(Code that draws figures)
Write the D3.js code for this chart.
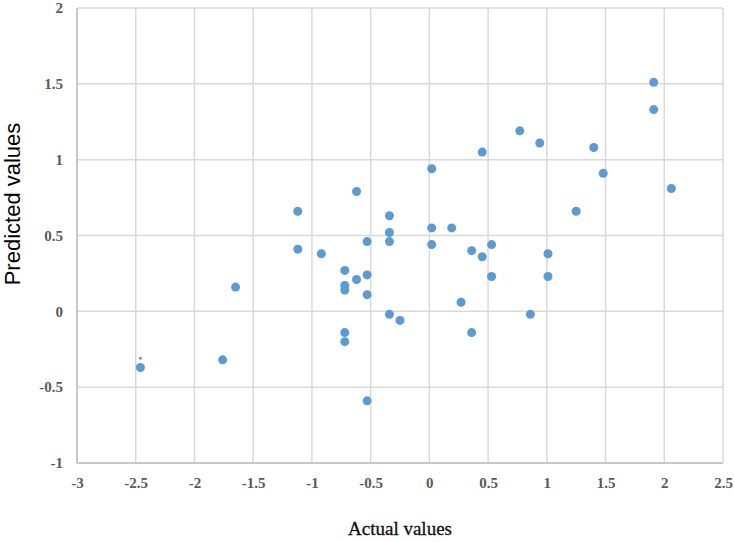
<!DOCTYPE html>
<html>
<head>
<meta charset="utf-8">
<script src="https://cdn.jsdelivr.net/npm/d3@7"></script>
<style>
  html, body { margin: 0; padding: 0; background: #fff; }
  svg { display: block; }
  .serif { font-family: "Liberation Serif", "Tinos", "Times New Roman", "DejaVu Serif", serif; }
  .sans { font-family: "Liberation Sans", Arial, "DejaVu Sans", sans-serif; }
</style>
</head>
<body>
<svg id="chart" width="734" height="542"></svg>
<script>
// Data
const actualValues = [
  -2.46, -1.76, -1.65, -1.12, -1.12, -0.92,
  -0.72, -0.72, -0.72, -0.72, -0.72,
  -0.62, -0.62, -0.53, -0.53, -0.53, -0.53,
  -0.34, -0.34, -0.34, -0.34, -0.25,
  0.02, 0.02, 0.02, 0.19, 0.27, 0.36, 0.36, 0.45, 0.45,
  0.53, 0.53, 0.77, 0.86, 0.94, 1.01, 1.01, 1.25, 1.40, 1.48,
  1.91, 1.91, 2.06
];
const predictedValues = [
  -0.37, -0.32, 0.16, 0.66, 0.41, 0.38,
  0.27, 0.17, 0.14, -0.14, -0.20,
  0.79, 0.21, 0.46, 0.24, 0.11, -0.59,
  0.63, 0.52, 0.46, -0.02, -0.06,
  0.94, 0.55, 0.44, 0.55, 0.06, 0.40, -0.14, 1.05, 0.36,
  0.44, 0.23, 1.19, -0.02, 1.11, 0.38, 0.23, 0.66, 1.08, 0.91,
  1.51, 1.33, 0.81
];
// tiny stray marker seen just above the left-most point
const strayActual = [-2.46];
const strayPredicted = [-0.31];

const xTicks = [-3, -2.5, -2, -1.5, -1, -0.5, 0, 0.5, 1, 1.5, 2, 2.5];
const yTicks = [-1, -0.5, 0, 0.5, 1, 1.5, 2];

(function () {
const svg = d3.select("#chart");
const mLeft = 77, mRight = 723, mTop = 8, mBottom = 463;

const x = d3.scaleLinear().domain([-3, 2.5]).range([mLeft, mRight]);
const y = d3.scaleLinear().domain([-1, 2]).range([mBottom, mTop]);

// Gridlines
svg.append("g")
  .selectAll("line")
  .data(xTicks)
  .join("line")
  .attr("x1", d => x(d)).attr("x2", d => x(d))
  .attr("y1", mTop).attr("y2", mBottom)
  .attr("stroke", "#d9d9d9").attr("stroke-width", 1.5);

svg.append("g")
  .selectAll("line")
  .data(yTicks)
  .join("line")
  .attr("x1", mLeft).attr("x2", mRight)
  .attr("y1", d => y(d)).attr("y2", d => y(d))
  .attr("stroke", "#d9d9d9").attr("stroke-width", 1.5);

// Axis lines
svg.append("line")
  .attr("x1", mLeft).attr("x2", mLeft).attr("y1", mTop).attr("y2", mBottom)
  .attr("stroke", "#c8c8c8").attr("stroke-width", 2);
svg.append("line")
  .attr("x1", mLeft).attr("x2", mRight).attr("y1", mBottom).attr("y2", mBottom)
  .attr("stroke", "#c8c8c8").attr("stroke-width", 2);

// Axes (labels only)
const fmt = d => String(d);
const xAxis = svg.append("g")
  .attr("transform", `translate(0,${mBottom})`)
  .call(d3.axisBottom(x).tickValues(xTicks).tickFormat(fmt).tickSize(0).tickPadding(14));
const yAxis = svg.append("g")
  .attr("transform", `translate(${mLeft},0)`)
  .call(d3.axisLeft(y).tickValues(yTicks).tickFormat(fmt).tickSize(0).tickPadding(14));

[xAxis, yAxis].forEach(a => {
  a.attr("font-family", null).attr("font-size", null);
  a.select(".domain").remove();
  a.selectAll("text")
    .attr("class", "serif")
    .style("font-weight", "bold")
    .style("font-size", "15px")
    .attr("fill", "#595959");
});

// Points
svg.append("g")
  .selectAll("circle")
  .data(actualValues.map((d, i) => [d, predictedValues[i]]))
  .join("circle")
  .attr("cx", d => x(d[0]))
  .attr("cy", d => y(d[1]))
  .attr("r", 4.5)
  .attr("fill", "#5b9bd5");

svg.append("g")
  .selectAll("circle")
  .data(strayActual.map((d, i) => [d, strayPredicted[i]]))
  .join("circle")
  .attr("cx", d => x(d[0]))
  .attr("cy", d => y(d[1]))
  .attr("r", 1.5)
  .attr("fill", "#5b9bd5");

// Axis titles
svg.append("text")
  .attr("class", "serif")
  .attr("x", (mLeft + mRight) / 2)
  .attr("y", 535)
  .attr("text-anchor", "middle")
  .style("font-size", "19px")
  .attr("fill", "#111")
  .attr("stroke", "#111")
  .attr("stroke-width", 0.3)
  .text("Actual values");

svg.append("text")
  .attr("class", "sans")
  .attr("transform", "translate(20,204) rotate(-90)")
  .attr("text-anchor", "middle")
  .style("font-size", "22px")
  .attr("fill", "#000")
  .text("Predicted values");
})();
</script>
</body>
</html>
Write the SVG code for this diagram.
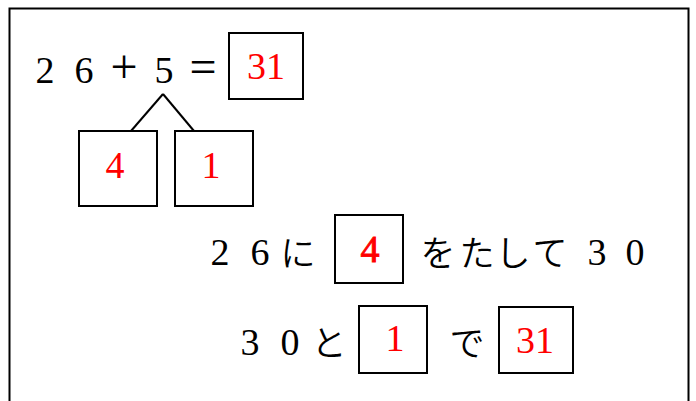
<svg xmlns="http://www.w3.org/2000/svg" width="696" height="401" viewBox="0 0 696 401">
<style>
.box{fill:#fff;stroke:#000;stroke-width:2}
.num{font-family:"Liberation Serif",serif;font-size:38px;fill:#000;text-anchor:middle}
.op{font-size:48px}
.kana{font-family:"Noto Sans CJK JP",sans-serif;font-size:35px;font-weight:350;fill:#000;text-anchor:middle}
.red{font-family:"Liberation Serif",serif;font-size:38px;fill:#ff0000;text-anchor:middle}
.conn{stroke:#000;stroke-width:2;fill:none}
</style>
<rect width="696" height="401" fill="#fff"/>
<rect id="frame" x="9.5" y="8.5" width="679" height="410" fill="none" stroke="#000" stroke-width="2"/>

<g id="equation">
<text class="num" x="45" y="83">2</text>
<text class="num" x="84" y="83">6</text>
<text class="num op" x="124" y="83">+</text>
<text class="num" x="164" y="83">5</text>
<text class="num op" x="203" y="83">=</text>
</g>

<g id="connectors">
<line class="conn" x1="163" y1="94" x2="131" y2="131"/>
<line class="conn" x1="163" y1="94" x2="194" y2="131"/>
</g>

<g id="answer-top">
<rect class="box" x="229" y="33" width="74" height="66"/>
<text class="red" x="266" y="79">31</text>
</g>
<g id="split-4">
<rect class="box" x="79" y="131" width="78" height="75"/>
<text class="red" x="115" y="178" font-size="40">4</text>
</g>
<g id="split-1">
<rect class="box" x="175" y="131" width="78" height="75"/>
<text class="red" x="211" y="178" font-size="40">1</text>
</g>

<g id="line2">
<text class="num" x="220" y="265">2</text>
<text class="num" x="260" y="265">6</text>
<text class="kana"><tspan x="298" y="266">に</tspan><tspan x="438" y="266">を</tspan><tspan x="477" y="266">た</tspan><tspan x="513" y="266">し</tspan><tspan x="550" y="266">て</tspan></text>
<text class="num" x="597" y="265">3</text>
<text class="num" x="635" y="265">0</text>
</g>
<g id="fill-4">
<rect class="box" x="335" y="215" width="68" height="68"/>
<text class="red" x="370" y="262" font-size="34" stroke="#ff0000" stroke-width="0.9">4</text>
</g>

<g id="line3">
<text class="num" x="250" y="355">3</text>
<text class="num" x="290" y="355">0</text>
<text class="kana"><tspan x="329" y="356">と</tspan><tspan x="467" y="356">で</tspan></text>
</g>
<g id="fill-1">
<rect class="box" x="359" y="306" width="68" height="67"/>
<text class="red" x="395" y="351" font-size="35">1</text>
</g>
<g id="fill-31">
<rect class="box" x="499" y="307" width="74" height="66"/>
<text class="red" x="535" y="353" font-size="35">31</text>
</g>
</svg>
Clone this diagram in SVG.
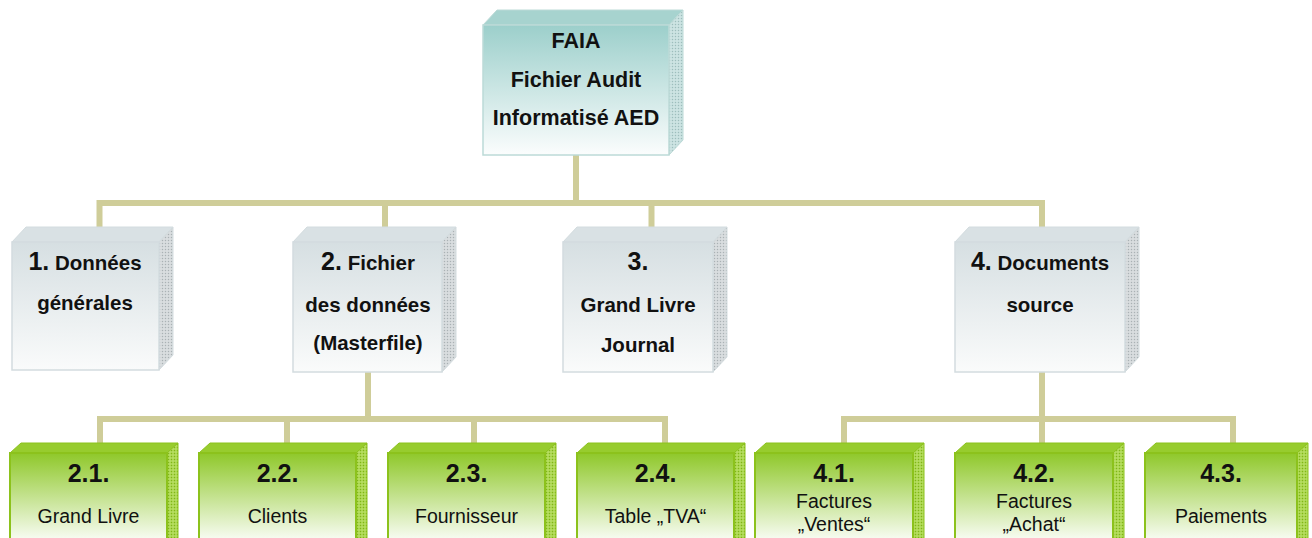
<svg xmlns="http://www.w3.org/2000/svg" width="1312" height="538" viewBox="0 0 1312 538">
<defs>
<linearGradient id="gTeal" x1="0" y1="0" x2="0" y2="1"><stop offset="0" stop-color="#9ccfcb"/><stop offset="1" stop-color="#fbfdfd"/></linearGradient>
<linearGradient id="gGrey" x1="0" y1="0" x2="0" y2="1"><stop offset="0" stop-color="#d6dfe2"/><stop offset="1" stop-color="#fafbfb"/></linearGradient>
<linearGradient id="gGreen" x1="0" y1="0" x2="0" y2="1"><stop offset="0" stop-color="#8fc82a"/><stop offset="0.85" stop-color="#f6fbef"/><stop offset="1" stop-color="#ffffff"/></linearGradient>
<pattern id="pTeal" width="3" height="3" patternUnits="userSpaceOnUse"><rect width="3" height="3" fill="#c4dedd"/><rect width="1" height="1" fill="#9fbcbb"/><rect x="1.5" y="1.5" width="1" height="1" fill="#e8f2f2"/></pattern>
<pattern id="pGrey" width="3" height="3" patternUnits="userSpaceOnUse"><rect width="3" height="3" fill="#d2d7d9"/><rect width="1" height="1" fill="#aab1b4"/><rect x="1.5" y="1.5" width="1" height="1" fill="#eef0f1"/></pattern>
<pattern id="pGreen" width="3" height="3" patternUnits="userSpaceOnUse"><rect width="3" height="3" fill="#a9d64a"/><rect width="1" height="1" fill="#7fb21c"/><rect x="1.5" y="1.5" width="1" height="1" fill="#d4eda0"/></pattern>
</defs>
<style>
.conn{fill:none;stroke:#cfcd99;stroke-width:6;stroke-linejoin:miter;stroke-linecap:butt}
.tf{fill:url(#gTeal);stroke:#bcdad7;stroke-width:1.5}
.tb{fill:#a7d3cf;stroke:#bcdad7;stroke-width:1}
.ts{fill:url(#pTeal);stroke:#bcdad7;stroke-width:1}
.gf{fill:url(#gGrey);stroke:#d3dcdf;stroke-width:1.5}
.gb{fill:#d9e1e4;stroke:#d3dcdf;stroke-width:1}
.gs{fill:url(#pGrey);stroke:#d3dcdf;stroke-width:1}
.nf{fill:url(#gGreen);stroke:#8cc21c;stroke-width:2}
.nb{fill:#97cc2e;stroke:#8cc21c;stroke-width:1}
.ns{fill:url(#pGreen);stroke:#8cc21c;stroke-width:1}
text{font-family:"Liberation Sans","Arial",sans-serif;fill:#111;text-anchor:middle}
.b19{font-weight:bold;font-size:21.5px}
.b18{font-weight:bold;font-size:20.5px}
.big{font-weight:bold;font-size:25px}
.r18{font-size:19.5px}
</style>
<g id="connectors">
<path class="conn" d="M576,155 V203"/>
<path class="conn" d="M99.5,227 V203 H1042 V227"/>
<path class="conn" d="M385,203 V227"/>
<path class="conn" d="M651.5,203 V227"/>
<path class="conn" d="M368,372 V419"/>
<path class="conn" d="M100,443 V419 H665 V443"/>
<path class="conn" d="M287,419 V443"/>
<path class="conn" d="M474,419 V443"/>
<path class="conn" d="M1042,372 V443"/>
<path class="conn" d="M844,443 V419 H1233 V443"/>
</g>
<g id="faia">
<polygon class="tb" points="483,25 497,10 683,10 669,25"/>
<polygon class="ts" points="669,25 683,10 683,140 669,155"/>
<rect class="tf" x="483" y="25" width="186" height="130"/>
<text class="b19" x="576" y="48">FAIA</text>
<text class="b19" x="576" y="87">Fichier Audit</text>
<text class="b19" x="576" y="125">Informatisé AED</text>
</g>
<g id="n1">
<polygon class="gb" points="12,242 26,227 173,227 159,242"/>
<polygon class="gs" points="159,242 173,227 173,355 159,370"/>
<rect class="gf" x="12" y="242" width="147" height="128"/>
<text x="85" y="270"><tspan class="big">1.</tspan><tspan class="b18"> Données</tspan></text>
<text class="b18" x="85" y="310">générales</text>
</g>
<g id="n2">
<polygon class="gb" points="293,242 307,227 456,227 442,242"/>
<polygon class="gs" points="442,242 456,227 456,357 442,372"/>
<rect class="gf" x="293" y="242" width="149" height="130"/>
<text x="368" y="270"><tspan class="big">2.</tspan><tspan class="b18"> Fichier</tspan></text>
<text class="b18" x="368" y="312">des données</text>
<text class="b18" x="368" y="350">(Masterfile)</text>
</g>
<g id="n3">
<polygon class="gb" points="563,242 577,227 727,227 713,242"/>
<polygon class="gs" points="713,242 727,227 727,357 713,372"/>
<rect class="gf" x="563" y="242" width="150" height="130"/>
<text class="big" x="638" y="270">3.</text>
<text class="b18" x="638" y="312">Grand Livre</text>
<text class="b18" x="638" y="352">Journal</text>
</g>
<g id="n4">
<polygon class="gb" points="955,242 969,227 1139,227 1125,242"/>
<polygon class="gs" points="1125,242 1139,227 1139,357 1125,372"/>
<rect class="gf" x="955" y="242" width="170" height="130"/>
<text x="1040" y="270"><tspan class="big">4.</tspan><tspan class="b18"> Documents</tspan></text>
<text class="b18" x="1040" y="312">source</text>
</g>
<g id="n21">
<polygon class="nb" points="10,453 21,443 178,443 167,453"/>
<polygon class="ns" points="167,453 178,443 178,545 167,555"/>
<rect class="nf" x="10" y="453" width="157" height="100"/>
<text class="big" x="88.5" y="482">2.1.</text>
<text class="r18" x="88.5" y="523">Grand Livre</text>
</g>
<g id="n22">
<polygon class="nb" points="199,453 210,443 367,443 356,453"/>
<polygon class="ns" points="356,453 367,443 367,545 356,555"/>
<rect class="nf" x="199" y="453" width="157" height="100"/>
<text class="big" x="277.5" y="482">2.2.</text>
<text class="r18" x="277.5" y="523">Clients</text>
</g>
<g id="n23">
<polygon class="nb" points="388,453 399,443 556,443 545,453"/>
<polygon class="ns" points="545,453 556,443 556,545 545,555"/>
<rect class="nf" x="388" y="453" width="157" height="100"/>
<text class="big" x="466.5" y="482">2.3.</text>
<text class="r18" x="466.5" y="523">Fournisseur</text>
</g>
<g id="n24">
<polygon class="nb" points="577,453 588,443 745,443 734,453"/>
<polygon class="ns" points="734,453 745,443 745,545 734,555"/>
<rect class="nf" x="577" y="453" width="157" height="100"/>
<text class="big" x="655.5" y="482">2.4.</text>
<text class="r18" x="655.5" y="523">Table „TVA“</text>
</g>
<g id="n41">
<polygon class="nb" points="755,453 766,443 924,443 913,453"/>
<polygon class="ns" points="913,453 924,443 924,545 913,555"/>
<rect class="nf" x="755" y="453" width="158" height="100"/>
<text class="big" x="834" y="482">4.1.</text>
<text class="r18" x="834" y="508">Factures</text>
<text class="r18" x="834" y="531">„Ventes“</text>
</g>
<g id="n42">
<polygon class="nb" points="955,453 966,443 1124,443 1113,453"/>
<polygon class="ns" points="1113,453 1124,443 1124,545 1113,555"/>
<rect class="nf" x="955" y="453" width="158" height="100"/>
<text class="big" x="1034" y="482">4.2.</text>
<text class="r18" x="1034" y="508">Factures</text>
<text class="r18" x="1034" y="531">„Achat“</text>
</g>
<g id="n43">
<polygon class="nb" points="1145,453 1156,443 1308,443 1297,453"/>
<polygon class="ns" points="1297,453 1308,443 1308,545 1297,555"/>
<rect class="nf" x="1145" y="453" width="152" height="100"/>
<text class="big" x="1221" y="482">4.3.</text>
<text class="r18" x="1221" y="523">Paiements</text>
</g>
</svg>
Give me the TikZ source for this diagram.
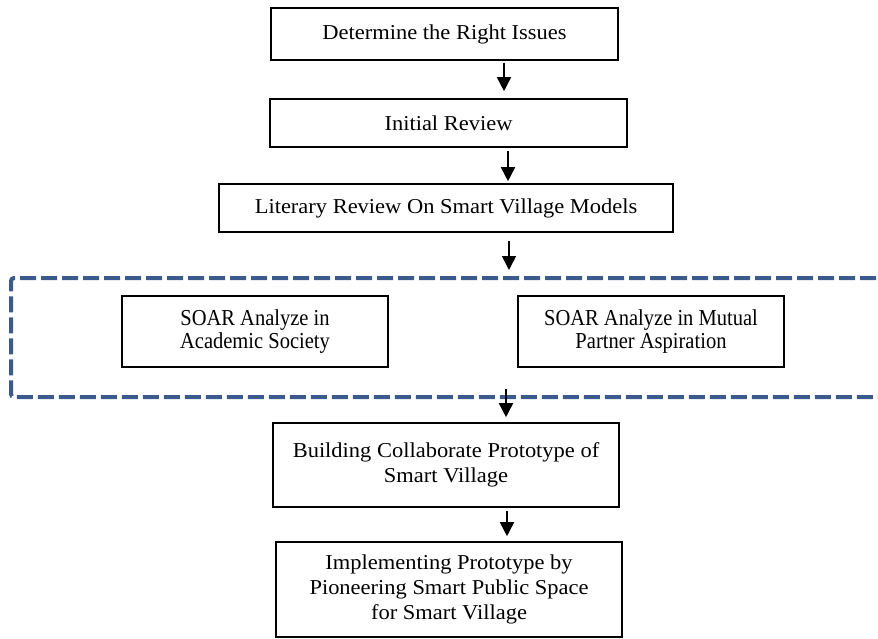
\documentclass[tikz,border=0pt]{standalone}
\usepackage{fontspec}
\setmainfont{Liberation Serif}
\newfontfamily\boxfont[FakeStretch=1.06]{Liberation Serif}
\newfontfamily\soarfont[FakeStretch=0.9]{Liberation Serif}
\usetikzlibrary{arrows.meta}
\definecolor{grpblue}{RGB}{59,91,140}
\tikzset{
  flowbox/.style={draw=black, line width=1.6pt, inner sep=0pt, align=center,
    font=\boxfont\fontsize{21.2}{25}\selectfont},
  soarbox/.style={draw=black, line width=1.6pt, inner sep=0pt, align=center,
    minimum width=266pt, minimum height=71pt,
    font=\soarfont\fontsize{22.8}{22.5}\selectfont},
  grpbox/.style={draw=grpblue, line width=4pt, dash pattern=on 16pt off 5pt, rounded corners=3pt},
  arr/.style={line width=1.6pt, -{Triangle[width=14pt,length=14pt]}}
}
\begin{document}
\begin{tikzpicture}[x=1pt,y=-1pt]
\useasboundingbox (0,0) rectangle (878,638);
\node[flowbox, minimum width=347pt, minimum height=52pt] (b1) at (444.5,34) {Determine the Right Issues};
\node[flowbox, minimum width=357pt, minimum height=48pt] (b2) at (448.5,123) {Initial Review};
\node[flowbox, minimum width=454pt, minimum height=48pt] (b3) at (446,208) {Literary Review On Smart Village Models};
\node[grpbox, minimum width=889pt, minimum height=119pt] (grp) at (455.5,337.5) {};
\node[soarbox] (s1) at (255,331.5) {SOAR Analyze in\\Academic Society};
\node[soarbox] (s2) at (651,331.5) {SOAR Analyze in Mutual\\Partner Aspiration};
\node[flowbox, minimum width=346pt, minimum height=84pt] (b5) at (446,465) {Building Collaborate Prototype of\\Smart Village};
\node[flowbox, minimum width=346pt, minimum height=95pt] (b6) at (449,589.5) {Implementing Prototype by\\Pioneering Smart Public Space\\for Smart Village};
\draw[arr] ([xshift=59.5pt,yshift=-2pt]b1.south) -- ([xshift=55.5pt,yshift=7pt]b2.north);
\draw[arr] ([xshift=59.5pt,yshift=-3pt]b2.south) -- ([xshift=62pt,yshift=2pt]b3.north);
\draw[arr] ([xshift=63pt,yshift=-8pt]b3.south) -- ([xshift=53.5pt,yshift=6pt]grp.north);
\draw[arr] ([xshift=50.5pt,yshift=10pt]grp.south) -- ([xshift=60pt,yshift=5pt]b5.north);
\draw[arr] ([xshift=61pt,yshift=-3pt]b5.south) -- ([xshift=58pt,yshift=5pt]b6.north);
\end{tikzpicture}
\end{document}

• **EXERCISE PROMPT**: Give only the count of lines in the data that include the string "Write".

• **RESULT FOR THIS TASK**: 2